### RECORDS:

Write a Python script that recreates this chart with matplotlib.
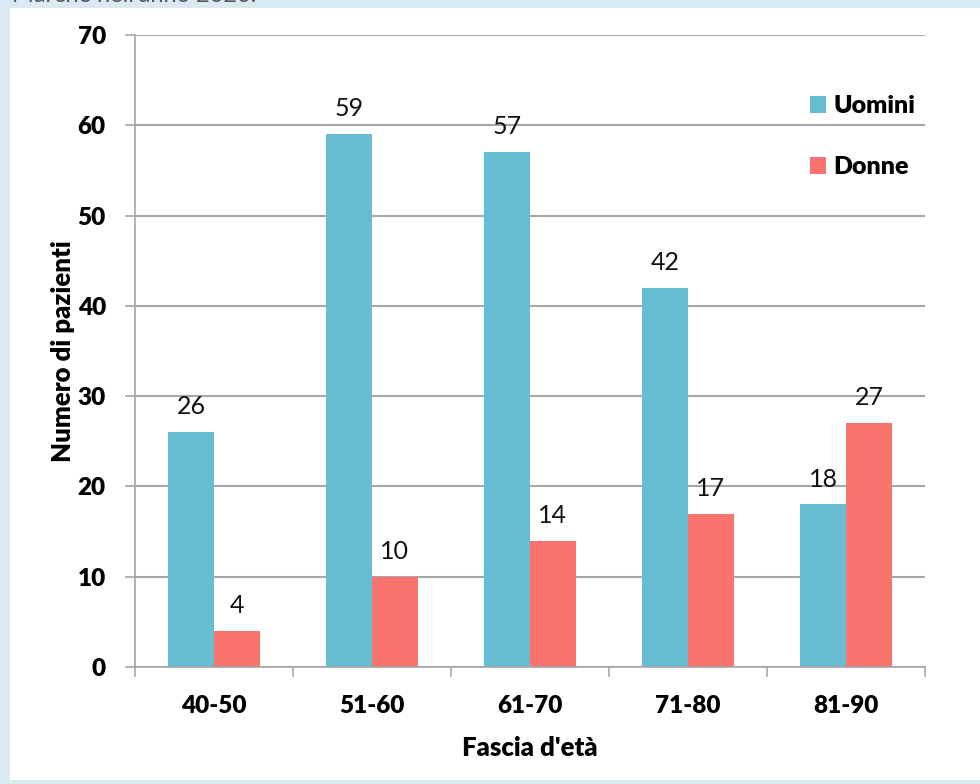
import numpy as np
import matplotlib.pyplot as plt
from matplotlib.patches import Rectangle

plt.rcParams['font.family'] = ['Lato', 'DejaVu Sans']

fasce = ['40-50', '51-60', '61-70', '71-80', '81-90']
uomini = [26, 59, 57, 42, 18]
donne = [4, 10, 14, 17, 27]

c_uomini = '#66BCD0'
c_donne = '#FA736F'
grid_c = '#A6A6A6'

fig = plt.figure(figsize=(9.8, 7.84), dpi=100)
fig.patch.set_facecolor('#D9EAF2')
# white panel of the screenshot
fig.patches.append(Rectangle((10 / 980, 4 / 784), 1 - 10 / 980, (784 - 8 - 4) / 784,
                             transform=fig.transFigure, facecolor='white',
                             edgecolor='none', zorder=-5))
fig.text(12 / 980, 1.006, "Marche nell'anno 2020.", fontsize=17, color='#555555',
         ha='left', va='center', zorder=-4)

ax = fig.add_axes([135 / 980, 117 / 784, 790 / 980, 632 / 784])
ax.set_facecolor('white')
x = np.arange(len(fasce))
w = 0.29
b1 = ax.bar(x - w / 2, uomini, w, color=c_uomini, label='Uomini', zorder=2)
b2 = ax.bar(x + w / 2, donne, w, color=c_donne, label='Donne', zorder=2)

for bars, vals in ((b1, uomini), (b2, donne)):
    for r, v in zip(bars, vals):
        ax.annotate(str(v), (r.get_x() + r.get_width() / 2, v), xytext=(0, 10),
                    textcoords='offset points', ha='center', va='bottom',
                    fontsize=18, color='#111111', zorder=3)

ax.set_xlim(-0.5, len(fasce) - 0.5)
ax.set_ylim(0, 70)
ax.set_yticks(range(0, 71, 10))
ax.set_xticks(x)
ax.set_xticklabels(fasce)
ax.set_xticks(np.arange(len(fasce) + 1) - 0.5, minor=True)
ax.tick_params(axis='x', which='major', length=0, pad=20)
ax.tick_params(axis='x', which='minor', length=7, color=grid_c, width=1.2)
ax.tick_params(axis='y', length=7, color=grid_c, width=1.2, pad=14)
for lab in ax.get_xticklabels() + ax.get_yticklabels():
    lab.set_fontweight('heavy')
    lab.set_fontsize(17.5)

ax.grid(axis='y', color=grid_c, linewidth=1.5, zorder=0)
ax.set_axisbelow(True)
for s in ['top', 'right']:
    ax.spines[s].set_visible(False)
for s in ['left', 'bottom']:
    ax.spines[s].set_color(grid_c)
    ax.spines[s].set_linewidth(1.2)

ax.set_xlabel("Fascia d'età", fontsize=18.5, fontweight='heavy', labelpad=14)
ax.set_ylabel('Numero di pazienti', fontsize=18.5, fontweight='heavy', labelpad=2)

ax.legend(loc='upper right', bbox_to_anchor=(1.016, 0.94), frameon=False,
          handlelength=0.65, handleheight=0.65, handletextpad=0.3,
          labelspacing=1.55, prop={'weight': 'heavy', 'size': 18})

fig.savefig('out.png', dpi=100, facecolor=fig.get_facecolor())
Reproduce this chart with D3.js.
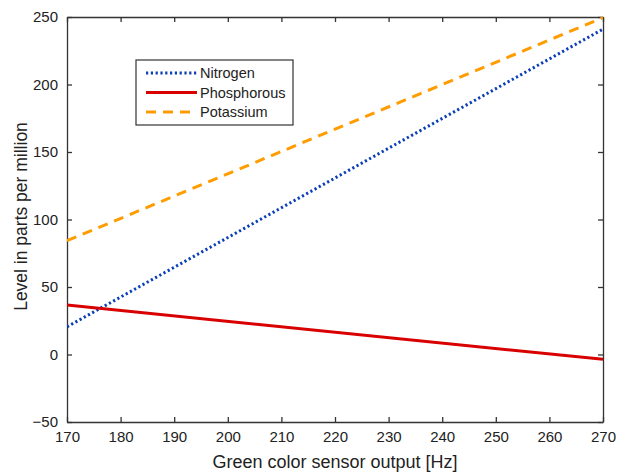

### THE EXERCISE:
Write out the full set of lines verbatim, without the pictures.

### EXERCISE RESULT:
Write a Python script that recreates this chart with matplotlib.
import numpy as np
import matplotlib.pyplot as plt
from matplotlib.patches import Rectangle

plt.rcParams['font.family'] = ['Lato', 'DejaVu Sans']

fasce = ['40-50', '51-60', '61-70', '71-80', '81-90']
uomini = [26, 59, 57, 42, 18]
donne = [4, 10, 14, 17, 27]

c_uomini = '#66BCD0'
c_donne = '#FA736F'
grid_c = '#A6A6A6'

fig = plt.figure(figsize=(9.8, 7.84), dpi=100)
fig.patch.set_facecolor('#D9EAF2')
# white panel of the screenshot
fig.patches.append(Rectangle((10 / 980, 4 / 784), 1 - 10 / 980, (784 - 8 - 4) / 784,
                             transform=fig.transFigure, facecolor='white',
                             edgecolor='none', zorder=-5))
fig.text(12 / 980, 1.006, "Marche nell'anno 2020.", fontsize=17, color='#555555',
         ha='left', va='center', zorder=-4)

ax = fig.add_axes([135 / 980, 117 / 784, 790 / 980, 632 / 784])
ax.set_facecolor('white')
x = np.arange(len(fasce))
w = 0.29
b1 = ax.bar(x - w / 2, uomini, w, color=c_uomini, label='Uomini', zorder=2)
b2 = ax.bar(x + w / 2, donne, w, color=c_donne, label='Donne', zorder=2)

for bars, vals in ((b1, uomini), (b2, donne)):
    for r, v in zip(bars, vals):
        ax.annotate(str(v), (r.get_x() + r.get_width() / 2, v), xytext=(0, 10),
                    textcoords='offset points', ha='center', va='bottom',
                    fontsize=18, color='#111111', zorder=3)

ax.set_xlim(-0.5, len(fasce) - 0.5)
ax.set_ylim(0, 70)
ax.set_yticks(range(0, 71, 10))
ax.set_xticks(x)
ax.set_xticklabels(fasce)
ax.set_xticks(np.arange(len(fasce) + 1) - 0.5, minor=True)
ax.tick_params(axis='x', which='major', length=0, pad=20)
ax.tick_params(axis='x', which='minor', length=7, color=grid_c, width=1.2)
ax.tick_params(axis='y', length=7, color=grid_c, width=1.2, pad=14)
for lab in ax.get_xticklabels() + ax.get_yticklabels():
    lab.set_fontweight('heavy')
    lab.set_fontsize(17.5)

ax.grid(axis='y', color=grid_c, linewidth=1.5, zorder=0)
ax.set_axisbelow(True)
for s in ['top', 'right']:
    ax.spines[s].set_visible(False)
for s in ['left', 'bottom']:
    ax.spines[s].set_color(grid_c)
    ax.spines[s].set_linewidth(1.2)

ax.set_xlabel("Fascia d'età", fontsize=18.5, fontweight='heavy', labelpad=14)
ax.set_ylabel('Numero di pazienti', fontsize=18.5, fontweight='heavy', labelpad=2)

ax.legend(loc='upper right', bbox_to_anchor=(1.016, 0.94), frameon=False,
          handlelength=0.65, handleheight=0.65, handletextpad=0.3,
          labelspacing=1.55, prop={'weight': 'heavy', 'size': 18})

fig.savefig('out.png', dpi=100, facecolor=fig.get_facecolor())
Reproduce this chart with D3.js.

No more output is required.